No coração do bairro São Francisco, no cruzamento das ruas Paula Gomes e Trajano Reis, moradores, comerciantes e frequentadores dos bares da região convivem com uma feira livre noturna inusitada de produtos orgânicos e não orgânicos. O trecho está sendo chamado de "feira livre de drogas". Vende-se crack, maconha, LSD e cocaína. Qualquer um pode ser abordado e os "feirantes" revelam ousadia. Em duas ocasiões, a reportagem flagrou a realidade do local e foi abordada por traficantes que prospectavam novos fregueses para o seu comércio clandestino.
De cara limpa e sem qualquer inibição, um grupo de jovens aparentando ter entre 17 e 25 anos oferecem droga e deixam rastro de violência e medo na região. Alguns moradores acabam presos dentro da própria casa. Em um caso relatado à reportagem, uma moradora deixou de ir trabalhar após ver um dos traficantes violentar sexualmente um usuário de droga próximo à sua casa. "Não tive coragem de ir trabalhar naquele dia. Fiquei traumatizada."
Coação e medo
A moradora diz ter sido vítima de dois assaltos praticados por "noiados". "Por sorte, tinha o celular para dar. Se não, ele me matava. Com uma faca na minha barriga, ele falou: não corra." Outro morador relata problemas semelhantes. Ele diz ter perdido as contas de quantas vezes chamou a polícia. Duas semanas atrás, inclusive, viu usuários atirarem pedras contra a janela de um morador que mostrou insatisfação com a movimentação da "feira livre".
"Desde que esse ponto de tráfico começou, rezo todos os dias pela chuva. Porque ela afugenta um pouco os usuários e os traficantes. Como não chove todo dia, sobra pra gente explicar para os nossos filhos o que é aquilo e o que provoca na sociedade", diz um homem que mora há mais de duas décadas no bairro São Francisco.
Essa violência e o clima descritos têm colocado uma pressão em cima dos comerciantes que já avisaram a polícia, segundo contam. "Nosso medo é que possa acontecer uma briga, uma disputa entre eles e acabar muito mal para todos nós", explicou um comerciante da região. Além disso, há um medo estabelecido de a região ficar rotulada como ponto de venda e consumo de drogas. "É ruim para todo mundo", lamenta.
Os clientes
O movimento de clientes é grande na feira livre de drogas no São Francisco. Em sua maioria, são jovens de classe média e alta entre 18 e 30 anos, que avançam pela madrugada atrás de uma carreira, um baseado ou uma pedra. Depois, saem, caminham, dão uma volta na quadra para "desbaratinar". Eles não têm a mesma desenvoltura dos vendedores, mas ficam bem à vontade. No caso da maconha, o cigarro é queimado ali mesmo.

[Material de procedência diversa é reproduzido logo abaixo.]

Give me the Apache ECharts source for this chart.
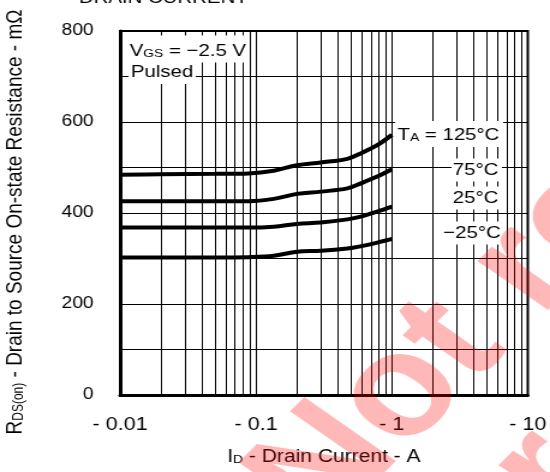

Tráfico é escancarado e vendedores agem como donos do pedaço
Ao chegar a um dos bares na esquina das ruas Paula Gomes e Trajano Reis, é evidente o movimento diferente. Um rapaz de boné, bermuda jeans e jeito de moleque caminha para lá e para cá, com ar superior, como se mandasse no local. Conversa com alguns amigos. Dividem-se. Em uma esquina, um rapaz bem apessoado oferece a droga e conta o dinheiro recebido. Chegou, passou a grana, levou a droga. É assim que funciona. Sem mais, nem menos. Aos olhos de todos.
Do outro lado, o jovem de bermuda jeans traz para perto do grupo um cliente. Pede para esperar um minuto, pega algo em uma mochila e o chama para outra ponta da esquina, já na Rua Paula Gomes. Ali, ele consolida a venda. Depois volta para o grupo, onde cheira uma carreira de cocaína no colo de alguém.
O grupo é unido. Estão em dez, às vezes doze. Passam a noite inteira conversando e articulando. "Trazem até marmita para passarem a noite sem fome", informa um morador da região. E há até quem carregue o filho junto uma criança, com cerca de 5 anos de idade, que fica no local a noite inteira enquanto a mãe vende drogas.